Wednesday, January 16, 2013

Control (Warning: This Will Be Rambly)

This is a post I've been wanting to make for a very, very long time, but I never found the real gut of the message until now.
We practice control. We need control. We need control over how the rest of our lives pan out because if we don't, we're letting our lives go wherever, and often times that means no where. We study on our finals to get the futures we want, and workworkwork in order to get grades, ignoring our fun distractions in pursuit of that A and acceptance letter.
If you knew me in AP Euro, you will remember that I was one of those kids. The bright, seemingly always funny and talkative members of the class, a true class participant to say the least. The teacher would make fun of me, as he did to all his favorite students, and I would do stupid things (mostly by accident) like say "cat" during a free association game when the prompt was "door" and be typecast as the crazy/out there roles during our projects, those little things. But I don't think anyone in my class noticed this, but the more outlandish and self-deprecating I was, the more tolerant I was of people making fun of me, the worse my grades were.
Not in AP Euro, but in general. For me, sophomore year was a time of trying to be happy, living in the moment or whatever. It was my happiest year with my worst grades. I didn't care because it didn't feel that important, college felt so distant and irrelevent, and why the heck should I care? It doesn't make a difference, right? There was little innovation that year, no great and sudden changes or creations, not like now or anything. I had no real commitments to anything. All my friends except for three were fleeting, people who only talked to me when we had the same lunch or class period. I was fine with it, because I thought things were okay. When my grades got bad, I distracted myself by being the class jester in the few classes that the teachers did encourage that kind of behavior, the teachers that didn't mind poking fun of what was strange or unfamiliar because it was strange and unfamiliar to them. I hated it, but tolerated it. Most people from those classes still think I'm smart, that I'm funny and bright and interesting. It's really not that simple.
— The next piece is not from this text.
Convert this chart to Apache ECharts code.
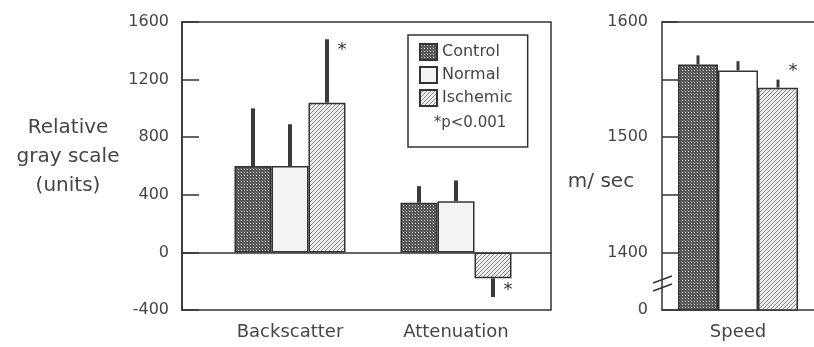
<!DOCTYPE html>
<html>
<head>
<meta charset="utf-8">
<script src="https://cdn.jsdelivr.net/npm/echarts@6/dist/echarts.min.js"></script>
<style>
  html, body { margin: 0; padding: 0; background: #fff; }
  #main { width: 814px; height: 347px; }
</style>
</head>
<body>
<div id="main"></div>
<script>
// data
const categories = ['Backscatter', 'Attenuation'];
const controlVals = [600, 345];
const controlErr = [1000, 460];
const normalVals = [600, 355];
const normalErr = [890, 500];
const ischemicVals = [1040, -180];
const ischemicErr = [1480, -310];
const ischemicSig = [1, 1];

const speedCategories = ['Speed'];
const speedControl = [1563];
const speedControlErr = [1571];
const speedNormal = [1558];
const speedNormalErr = [1566];
const speedIschemic = [1543];
const speedIschemicErr = [1550];
const speedSig = [1];

const leftTicks = { min: -400, max: 1600, interval: 400 };
const rightTicks = { min: 1350, max: 1600, interval: 50 };
const rightLabels = { 1350: '0', 1400: '1400', 1500: '1500', 1600: '1600' };

const FONT = 'DejaVu Sans';
const TXT = '#454545';
const INK = '#333';

// fill patterns
function tile(w, h, draw) {
    const c = document.createElement('canvas');
    c.width = w; c.height = h;
    draw(c.getContext('2d'));
    return { image: c, repeat: 'repeat' };
}
const checkFill = tile(3, 3, ctx => {
    ctx.fillStyle = '#555555'; ctx.fillRect(0, 0, 3, 3);
    ctx.fillStyle = '#d0d0d0'; ctx.fillRect(1, 1, 1, 1);
    ctx.fillStyle = '#7a7a7a'; ctx.fillRect(0, 0, 1, 1);
});
const hatchFill = tile(4, 4, ctx => {
    ctx.fillStyle = '#ececec'; ctx.fillRect(0, 0, 4, 4);
    ctx.fillStyle = '#8a8a8a';
    for (let i = 0; i < 4; i++) ctx.fillRect(3 - i, i, 1, 1);
});

function errData(vals, errs, sig) {
    return vals.map((v, i) => [i, v, errs[i], sig ? sig[i] : 0]);
}

function errSeries(name, x, y, slot, barW, lw, data, starPos, starNeg) {
    return {
        type: 'custom', name: name, xAxisIndex: x, yAxisIndex: y, z: 5, silent: true,
        data: data,
        renderItem: function (params, api) {
            const base = api.coord([api.value(0), api.value(1)]);
            const end = api.coord([api.value(0), api.value(2)]);
            const cx = base[0] + slot * barW;
            const kids = [{
                type: 'line',
                shape: { x1: cx, y1: base[1], x2: cx, y2: end[1] },
                style: { stroke: '#3a3a3a', lineWidth: lw }
            }];
            if (api.value(3)) {
                kids.push({
                    type: 'text',
                    style: {
                        text: '*', x: cx + 15,
                        y: end[1] + (api.value(2) < 0 ? starNeg : starPos),
                        fill: INK, font: '18px ' + FONT,
                        align: 'center', verticalAlign: 'middle'
                    }
                });
            }
            return { type: 'group', children: kids };
        }
    };
}

const barStyle = (fill) => ({ color: fill, borderColor: INK, borderWidth: 1.5 });

const chart = echarts.init(document.getElementById('main'), null, { renderer: 'canvas' });
const LBW = 37, RBW = 40;

chart.setOption({
    backgroundColor: '#fff',
    animation: false,
    textStyle: { fontFamily: FONT },
    title: [
        { text: 'Relative\ngray scale\n(units)', left: 68, top: 113, textAlign: 'center', padding: 0,
          textStyle: { fontFamily: FONT, fontSize: 20, fontWeight: 'normal', color: TXT, lineHeight: 29 } },
        { text: 'm/ sec', left: 601, top: 172, textAlign: 'center', padding: 0,
          textStyle: { fontFamily: FONT, fontSize: 20, fontWeight: 'normal', color: TXT } },
        { text: '*p<0.001', left: 470, top: 116, textAlign: 'center', padding: 0,
          textStyle: { fontFamily: FONT, fontSize: 15, fontWeight: 'normal', color: TXT } }
    ],
    legend: {
        data: ['Control', 'Normal', 'Ischemic'],
        orient: 'vertical', left: 408, top: 35,
        padding: [8, 15, 40, 11],
        itemWidth: 17, itemHeight: 16, itemGap: 5,
        icon: 'rect',
        borderColor: INK, borderWidth: 1.5,
        textStyle: { fontFamily: FONT, fontSize: 16, color: TXT },
        selectedMode: false
    },
    grid: [
        { left: 207, top: 22, width: 332, height: 288 },
        { left: 182, top: 22, width: 369, height: 288, show: true, borderColor: INK, borderWidth: 1.5 },
        { left: 662, top: 22, right: 0, height: 288 }
    ],
    xAxis: [
        { gridIndex: 0, type: 'category', data: categories, boundaryGap: true,
          axisLine: { show: false }, axisTick: { show: false },
          axisLabel: { margin: 13, fontFamily: FONT, fontSize: 18, color: TXT } },
        { gridIndex: 1, type: 'value', min: 0, max: 1,
          axisLine: { show: true, onZero: true, lineStyle: { color: INK, width: 1.5 } },
          axisTick: { show: false }, axisLabel: { show: false }, splitLine: { show: false } },
        { gridIndex: 2, type: 'category', data: speedCategories, boundaryGap: true,
          axisLine: { show: true, onZero: false, lineStyle: { color: INK, width: 1.5 } }, axisTick: { show: false },
          axisLabel: { margin: 13, fontFamily: FONT, fontSize: 18, color: TXT } },
        // top frame line of the speed panel (open on the right, as in the figure)
        { gridIndex: 2, type: 'category', data: speedCategories, position: 'top',
          axisLine: { show: true, onZero: false, lineStyle: { color: INK, width: 1.5 } },
          axisTick: { show: false }, axisLabel: { show: false } }
    ],
    yAxis: [
        { gridIndex: 0, type: 'value', min: leftTicks.min, max: leftTicks.max, show: false },
        { gridIndex: 1, type: 'value', min: leftTicks.min, max: leftTicks.max, interval: leftTicks.interval,
          axisLine: { show: true, lineStyle: { color: INK, width: 1.5 } },
          axisTick: { show: true, inside: true, length: 17, lineStyle: { color: INK, width: 1.5 } },
          axisLabel: { margin: 13, fontFamily: FONT, fontSize: 16, color: TXT, formatter: v => String(v) },
          splitLine: { show: false } },
        { gridIndex: 2, type: 'value', min: rightTicks.min, max: rightTicks.max, interval: rightTicks.interval,
          axisLine: { show: true, lineStyle: { color: INK, width: 1.5 } },
          axisTick: { show: true, inside: true, length: 16, lineStyle: { color: INK, width: 1.5 } },
          axisLabel: { margin: 14, fontFamily: FONT, fontSize: 16, color: TXT,
                       formatter: v => rightLabels[v] || '' },
          splitLine: { show: false } }
    ],
    series: [
        { type: 'bar', name: 'Control', xAxisIndex: 0, yAxisIndex: 0, data: controlVals,
          barWidth: LBW, barGap: '0%', itemStyle: barStyle(checkFill) },
        { type: 'bar', name: 'Normal', xAxisIndex: 0, yAxisIndex: 0, data: normalVals,
          barWidth: LBW, barGap: '0%', itemStyle: barStyle('#f3f3f3') },
        { type: 'bar', name: 'Ischemic', xAxisIndex: 0, yAxisIndex: 0, data: ischemicVals,
          barWidth: LBW, barGap: '0%', itemStyle: barStyle(hatchFill) },
        errSeries('ctrlErr', 0, 0, -1, LBW, 4, errData(controlVals, controlErr), 11, -7),
        errSeries('normErr', 0, 0, 0, LBW, 4, errData(normalVals, normalErr), 11, -7),
        errSeries('ischErr', 0, 0, 1, LBW, 4, errData(ischemicVals, ischemicErr, ischemicSig), 11, -7),

        { type: 'bar', name: 'Control', xAxisIndex: 2, yAxisIndex: 2, data: speedControl,
          barWidth: RBW, barGap: '0%', itemStyle: barStyle(checkFill) },
        { type: 'bar', name: 'Normal', xAxisIndex: 2, yAxisIndex: 2, data: speedNormal,
          barWidth: RBW, barGap: '0%', itemStyle: barStyle('#ffffff') },
        { type: 'bar', name: 'Ischemic', xAxisIndex: 2, yAxisIndex: 2, data: speedIschemic,
          barWidth: RBW, barGap: '0%', itemStyle: barStyle(hatchFill) },
        errSeries('sCtrlErr', 2, 2, -1, RBW, 3, errData(speedControl, speedControlErr), -8, -8),
        errSeries('sNormErr', 2, 2, 0, RBW, 3, errData(speedNormal, speedNormalErr), -8, -8),
        errSeries('sIschErr', 2, 2, 1, RBW, 3, errData(speedIschemic, speedIschemicErr, speedSig), -8, -8)
    ],
    graphic: [
        // axis break marks on the speed axis
        { type: 'line', shape: { x1: 653, y1: 283, x2: 672, y2: 276 }, style: { stroke: INK, lineWidth: 1.5 } },
        { type: 'line', shape: { x1: 653, y1: 291, x2: 672, y2: 284 }, style: { stroke: INK, lineWidth: 1.5 } }
    ]
});
</script>
</body>
</html>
We want control because, in the end, it's what we don't really have given to us. Every decision is unconscious or unaware of the implications, unaware of what we really want because we can't see past what's in front of us or can't see in that direction at all. We have control, more power than we're ever aware of, but most of us don't know how to fully harness it. We don't know how to do exactly the things we need to do to get the things we want, or to realize when we're working for something that we don't really want that thing at all. It's hard to realize, especially when you feel like you're drowning in a sandpit and you just have to keep going, going and going because one day this semester will end and everything will make sense. That's what I thought, and believed. I wish things were different. I wish I could be like the peers in my two AP classes that work hardhard because they know what they want, and they're constantly creating and acting to make it happen, already knee deep in what they want to do or make with their lives whether it be journalism or acting or writing. I wish I was like that.
I'm supposed to be studying for Physics, but my teacher's website isn't working when it needs to work, and it has everything on it so I can't practice and review until it works. I'm staying up until it does.
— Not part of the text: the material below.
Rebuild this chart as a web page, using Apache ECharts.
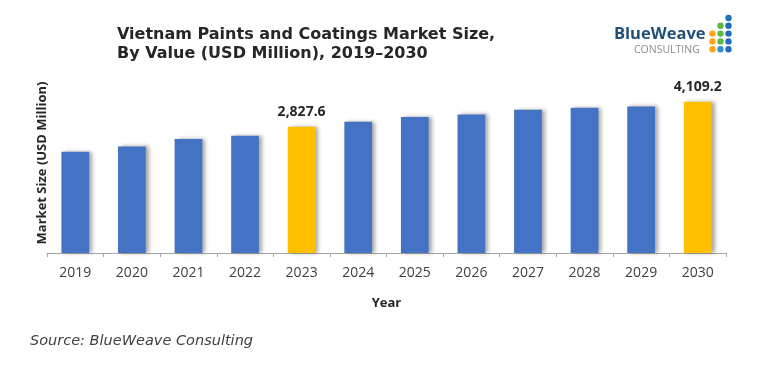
<!DOCTYPE html>
<html>
<head>
<meta charset="utf-8">
<script src="https://cdn.jsdelivr.net/npm/echarts@6/dist/echarts.min.js"></script>
<style>html,body{margin:0;padding:0;background:#fff;}#c{width:766px;height:368px;}</style>
</head>
<body>
<div id="c"></div>
<script>
const years = ['2019','2020','2021','2022','2023','2024','2025','2026','2027','2028','2029','2030'];
const values = [1546, 1818, 2197, 2366, 2827.6, 3085, 3326, 3459, 3700, 3803, 3870, 4109.2];
const highlightYears = ['2023','2030'];
const titleLines = ['Vietnam Paints and Coatings Market Size,', 'By Value (USD Million), 2019\u20132030'];
const yAxisTitle = 'Market Size (USD Million)';
const xAxisTitle = 'Year';
const sourceText = 'Source: BlueWeave Consulting';
// the original value axis is not zero-based: its hidden baseline sits at this value
const axisBase = -3650;
const axisTop = 6610;

const BLUE = '#4472c4', GOLD = '#ffc000';
const chart = echarts.init(document.getElementById('c'), null, {renderer: 'canvas'});
const fmt = v => v.toLocaleString('en-US', {minimumFractionDigits: 1, maximumFractionDigits: 1});

const dots = [];
const colX = [712.5, 720.5, 728.5];
const rowY = [18, 25.8, 33.6, 41.4, 49.2];
const dotColors = [
  [null, null, '#ffa41b', '#ffa41b', '#ffa41b'],
  [null, '#5cb942', '#5cb942', '#5cb942', '#3a8bd0'],
  ['#1f6fc0', '#1f6fc0', '#1f6fc0', '#1f6fc0', '#1f6fc0']
];
colX.forEach((x, ci) => rowY.forEach((y, ri) => {
  const c = dotColors[ci][ri];
  if (c) dots.push({type: 'circle', shape: {cx: x, cy: y, r: 3.2}, style: {fill: c}});
}));

chart.setOption({
  animation: false,
  grid: {left: 47, right: 40, top: 53, bottom: 115},
  xAxis: {
    type: 'category',
    data: years,
    axisLine: {onZero: false, lineStyle: {color: '#a6a6a6'}},
    axisTick: {show: true, length: 4, lineStyle: {color: '#a6a6a6'}},
    axisLabel: {color: '#404040', fontSize: 14, fontFamily: 'Open Sans', margin: 13},
    name: xAxisTitle,
    nameLocation: 'middle',
    nameGap: 44,
    nameTextStyle: {color: '#262626', fontSize: 13, fontWeight: 'bold', fontFamily: 'Open Sans'}
  },
  yAxis: {
    type: 'value',
    min: 0,
    max: axisTop - axisBase,
    show: false
  },
  series: [{
    type: 'bar',
    barWidth: '49%',
    data: values.map((v, i) => {
      const hi = highlightYears.includes(years[i]);
      return {
        value: v - axisBase,
        itemStyle: {color: hi ? GOLD : BLUE},
        label: {show: hi}
      };
    }),
    itemStyle: {shadowColor: 'rgba(0,0,0,0.35)', shadowBlur: 4, shadowOffsetX: 3, shadowOffsetY: 0},
    label: {
      position: 'top', distance: 8,
      formatter: p => fmt(values[p.dataIndex]),
      color: '#262626', fontSize: 14, fontWeight: 'bold', fontFamily: 'Open Sans'
    }
  }],
  graphic: [
    {type: 'text', left: 117, top: 25, style: {text: titleLines.join('\n'), font: 'bold 16px "DejaVu Sans"', fill: '#262626', lineHeight: 19}},
    {type: 'text', x: 42.5, y: 163, rotation: Math.PI / 2, style: {text: yAxisTitle, font: 'bold 13px "Open Sans"', fill: '#262626', align: 'center', verticalAlign: 'middle'}},
    {type: 'text', left: 30, top: 334, style: {text: sourceText, font: 'italic 14.5px "DejaVu Sans"', fill: '#404040'}},
    {type: 'text', left: 614, top: 26, style: {text: 'BlueWeave', font: 'bold 16.5px "Open Sans"', fill: '#1f4e79'}},
    {type: 'text', left: 634, top: 45, style: {text: 'CONSULTING', font: '10.5px "Open Sans"', fill: '#8c8c8c'}},
    ...dots
  ]
});
</script>
</body>
</html>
It makes me sad though, that I'm not really like other people in that matter. I can't just wish to do well in a class or know exactly how to study for a class I don't really understand. I wish I could control myself, so I could get the things I want out of myself. Like when you squeeze a orange or lemon or whatever, and all the lemon juice tripples out. You know what squeezing the lemon will do, so you do it because you want to see the consequences for yourself.
Life is weird. Maybe things will be different one day. I'll be friends with the cool people I want to be friends with and all that shnazz. Maybe. I can't tell.
***
After Finals: Books to Read

The Mysterious Theft of Mona Lisa
The False Prince
The Storytelling Animal: How Stories Make Us Human.